NOTWITHSTANDING THIS REPORT OR ANY DISCUSSIONS CONCERNING A LOT, ALL LOTS ARE OFFERED AND SOLD AS IS" IN ACCORDANCE WITH THE CONDITIONS OF BUSINESS PRINTED IN THE SALE CATALOGUE."
Catalogue Note
Otto Pareroultja was one of the main exponents of the Hermannsburg Mission school of watercolour landscape painting initiated by his tribesman Albert Namatjira (1902-1959) in the early 1930s. Artists at the Lutheran mission, some eighty miles west of Alice Springs, were introduced to the technique of watercolours by the Melbourne based artist Rex Battarbee (1893-1973) amongst others. While their work became commercially popular, it was shunned by the mainstream art world that perceived it to be ‘inauthentic’ Aboriginal art and a minor, outdated art form. The recognition of cross-cultural perspectives from the 1980s onwards has led to a fresh interpretation of the work of the leading Hermannsburg watercolourists who were now seen to have transformed the European paradigm of landscape painting. The scenes they painted were not arbitrary but places of ancestral significance; rarely do they include evidence of human intervention.

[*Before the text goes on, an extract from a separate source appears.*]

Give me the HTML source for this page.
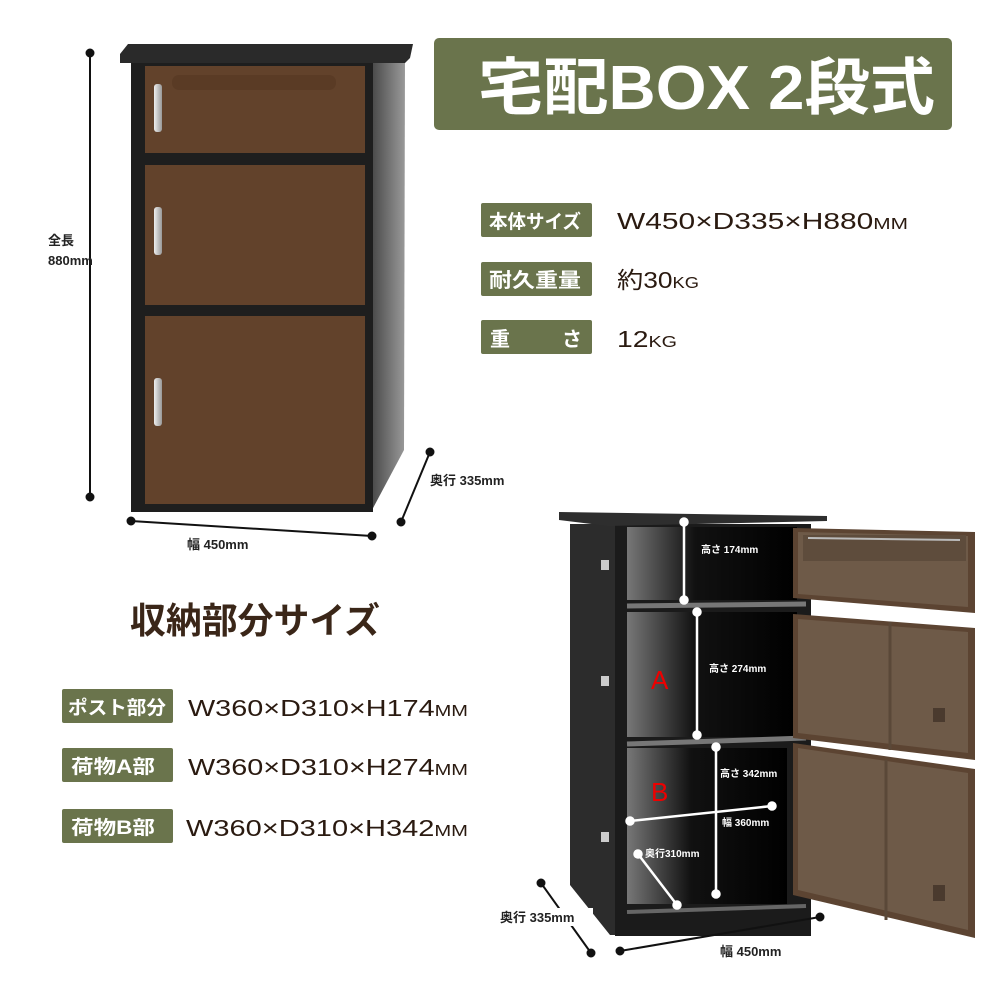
<!DOCTYPE html>
<html><head><meta charset="utf-8"><style>
html,body{margin:0;padding:0;background:#fff}
body{width:1000px;height:1000px;overflow:hidden}
text{font-family:"Liberation Sans","Noto Sans CJK JP",sans-serif}
</style></head><body>
<svg width="1000" height="1000" viewBox="0 0 1000 1000" xmlns="http://www.w3.org/2000/svg">
<defs>
<linearGradient id="side" x1="0" x2="1"><stop offset="0" stop-color="#444"/><stop offset="1" stop-color="#9a9a9a"/></linearGradient>
<linearGradient id="handle" x1="0" x2="1"><stop offset="0" stop-color="#eee"/><stop offset="1" stop-color="#999"/></linearGradient>
<linearGradient id="inner" x1="0" x2="1"><stop offset="0" stop-color="#777"/><stop offset="0.4" stop-color="#111"/><stop offset="1" stop-color="#000"/></linearGradient>
</defs>
<g font-weight="bold">
<rect x="434" y="38" width="518" height="92" rx="5" fill="#6a744c"/>
<text x="478" y="109" font-size="62" fill="#fff" textLength="457" lengthAdjust="spacingAndGlyphs">宅配BOX 2段式</text>
<rect x="481" y="203" width="111" height="34" rx="2" fill="#6a744c"/>
<text x="489" y="228" font-size="19" fill="#fff" textLength="92" lengthAdjust="spacingAndGlyphs">本体サイズ</text>
<text x="617" y="229" font-size="23" fill="#2a1a10" font-weight="normal" textLength="291" lengthAdjust="spacingAndGlyphs">W450×D335×H880<tspan font-size="16">MM</tspan></text>
<rect x="481" y="262" width="111" height="34" rx="2" fill="#6a744c"/>
<text x="489" y="287" font-size="20" fill="#fff" textLength="92" lengthAdjust="spacingAndGlyphs">耐久重量</text>
<text x="617" y="288" font-size="23" fill="#2a1a10" font-weight="normal" textLength="82" lengthAdjust="spacingAndGlyphs">約30<tspan font-size="16">KG</tspan></text>
<rect x="481" y="320" width="111" height="34" rx="2" fill="#6a744c"/>
<text x="490" y="346" font-size="20" fill="#fff">重</text>
<text x="562" y="346" font-size="20" fill="#fff">さ</text>
<text x="617" y="347" font-size="23" fill="#2a1a10" font-weight="normal" textLength="60" lengthAdjust="spacingAndGlyphs">12<tspan font-size="16">KG</tspan></text>

<text x="130" y="633" font-size="36" fill="#3a2618" textLength="250" lengthAdjust="spacingAndGlyphs">収納部分サイズ</text>
<rect x="62" y="689" width="111" height="34" rx="2" fill="#6a744c"/>
<text x="68" y="714" font-size="19" fill="#fff" textLength="98" lengthAdjust="spacingAndGlyphs">ポスト部分</text>
<text x="188" y="716" font-size="23" fill="#2a1a10" font-weight="normal" textLength="280" lengthAdjust="spacingAndGlyphs">W360×D310×H174<tspan font-size="16">MM</tspan></text>
<rect x="62" y="748" width="111" height="34" rx="2" fill="#6a744c"/>
<text x="71" y="773" font-size="19" fill="#fff" textLength="84" lengthAdjust="spacingAndGlyphs">荷物A部</text>
<text x="188" y="775" font-size="23" fill="#2a1a10" font-weight="normal" textLength="280" lengthAdjust="spacingAndGlyphs">W360×D310×H274<tspan font-size="16">MM</tspan></text>
<rect x="62" y="809" width="111" height="34" rx="2" fill="#6a744c"/>
<text x="71" y="834" font-size="19" fill="#fff" textLength="84" lengthAdjust="spacingAndGlyphs">荷物B部</text>
<text x="186" y="836" font-size="23" fill="#2a1a10" font-weight="normal" textLength="282" lengthAdjust="spacingAndGlyphs">W360×D310×H342<tspan font-size="16">MM</tspan></text>
</g>

<polygon points="370,58 405,58 404,450 372,510" fill="url(#side)"/>
<rect x="131" y="60" width="242" height="452" fill="#1e1e1e"/>
<polygon points="128,44 413,44 410,58 405,63 120,63 120,54" fill="#2a2a2a"/>
<rect x="145" y="66" width="220" height="87" fill="#62422b"/>
<rect x="172" y="75" width="164" height="15" rx="7" fill="#5a3b25"/>
<rect x="145" y="165" width="220" height="140" fill="#62422b"/>
<rect x="145" y="316" width="220" height="188" fill="#62422b"/>
<rect x="154" y="84" width="8" height="48" rx="3" fill="url(#handle)"/>
<rect x="154" y="207" width="8" height="48" rx="3" fill="url(#handle)"/>
<rect x="154" y="378" width="8" height="48" rx="3" fill="url(#handle)"/>
<g stroke="#111" stroke-width="2" fill="#111">
<line x1="90" y1="53" x2="90" y2="497"/><circle cx="90" cy="53" r="3.5"/><circle cx="90" cy="497" r="3.5"/>
<line x1="131" y1="521" x2="372" y2="536"/><circle cx="131" cy="521" r="3.5"/><circle cx="372" cy="536" r="3.5"/>
<line x1="430" y1="452" x2="401" y2="522"/><circle cx="430" cy="452" r="3.5"/><circle cx="401" cy="522" r="3.5"/>
</g>
<g font-size="13" fill="#222" font-weight="bold">
<text x="48" y="245">全長</text><text x="48" y="265">880mm</text>
<text x="187" y="549">幅 450mm</text>
<text x="430" y="485">奥行 335mm</text>
</g>

<polygon points="570,524 618,524 618,935 610,935 570,885" fill="#2c2c2c"/>
<rect x="615" y="524" width="196" height="412" fill="#1b1b1b"/>
<polygon points="559,512 827,516 827,521 608,526 559,520" fill="#2e2e2e"/>
<rect x="627" y="527" width="170" height="73" fill="url(#inner)"/>
<rect x="627" y="612" width="170" height="125" fill="url(#inner)"/>
<rect x="627" y="748" width="160" height="156" fill="url(#inner)"/>
<line x1="627" y1="606" x2="806" y2="604" stroke="#777" stroke-width="5"/>
<line x1="627" y1="744" x2="806" y2="738" stroke="#777" stroke-width="5"/>
<line x1="627" y1="912" x2="806" y2="906" stroke="#666" stroke-width="4"/>
<g fill="#ccc"><rect x="601" y="560" width="8" height="10"/><rect x="601" y="676" width="8" height="10"/><rect x="601" y="832" width="8" height="10"/></g>
<polygon points="793,528 975,532 975,613 793,598" fill="#5c4432"/>
<polygon points="798,532 968,536 968,607 798,594" fill="#6e5a48"/>
<rect x="803" y="535" width="163" height="26" fill="#5e4c3c"/>
<line x1="808" y1="538" x2="960" y2="540" stroke="#bbb" stroke-width="2"/>
<polygon points="793,614 975,628 975,760 793,738" fill="#5c4432"/>
<polygon points="798,619 968,632 968,753 798,733" fill="#6e5a48"/>
<line x1="890" y1="622" x2="890" y2="750" stroke="#5a4838" stroke-width="3"/>
<rect x="933" y="708" width="12" height="14" fill="#4a3a2e"/>
<polygon points="793,743 975,769 975,938 793,895" fill="#5c4432"/>
<polygon points="798,748 968,773 968,930 798,890" fill="#6e5a48"/>
<line x1="886" y1="760" x2="886" y2="920" stroke="#5a4838" stroke-width="3"/>
<rect x="933" y="885" width="12" height="16" fill="#4a3a2e"/>
<g stroke="#fff" stroke-width="2.5" fill="#fff">
<line x1="684" y1="522" x2="684" y2="600"/><circle cx="684" cy="522" r="3.5"/><circle cx="684" cy="600" r="3.5"/>
<line x1="697" y1="612" x2="697" y2="735"/><circle cx="697" cy="612" r="3.5"/><circle cx="697" cy="735" r="3.5"/>
<line x1="716" y1="747" x2="716" y2="894"/><circle cx="716" cy="747" r="3.5"/><circle cx="716" cy="894" r="3.5"/>
<line x1="630" y1="821" x2="772" y2="806"/><circle cx="630" cy="821" r="3.5"/><circle cx="772" cy="806" r="3.5"/>
<line x1="638" y1="854" x2="677" y2="905"/><circle cx="638" cy="854" r="3.5"/><circle cx="677" cy="905" r="3.5"/>
</g>
<g font-size="10" fill="#fff" font-weight="bold">
<text x="701" y="553">高さ 174mm</text>
<text x="709" y="672">高さ 274mm</text>
<text x="720" y="777">高さ 342mm</text>
<text x="722" y="826">幅 360mm</text>
<text x="645" y="857">奥行310mm</text>
</g>
<text x="651" y="689" font-size="26" fill="#e00">A</text>
<text x="651" y="801" font-size="26" fill="#e00">B</text>
<g stroke="#111" stroke-width="2" fill="#111">
<line x1="541" y1="883" x2="591" y2="953"/><circle cx="541" cy="883" r="3.5"/><circle cx="591" cy="953" r="3.5"/>
<line x1="620" y1="951" x2="820" y2="917"/><circle cx="620" cy="951" r="3.5"/><circle cx="820" cy="917" r="3.5"/>
</g>
<rect x="498" y="908" width="95" height="18" fill="#fff"/>
<g font-size="13" fill="#222" font-weight="bold">
<text x="500" y="922">奥行 335mm</text>
<text x="720" y="956">幅 450mm</text>
</g>
</svg>
</body></html>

In the context of an Aboriginal world now dominated by Europeans, these artists are seen to be paying homage to their ancestral lands, just as their compatriots were doing using the lexicon of desert iconography in the traditional forms of rock painting, body painting, ritual ground mosaics and the decoration of ceremonial paraphernalia. Otto Pareroultja was one artist whose technique bridged the formal divide: his mark-making, the repeated curvilinear lines that give volume and roundness to tree trunks and hill sides, and the patterns of dappled shadow, have more in common with the graphic designs incised and painted onto sacred ceremonial objects than to conventional rendering of forms found in the landscape. This untitled landscape from 1956 is an outstanding example of Pareroultja’s confident expressive brushwork.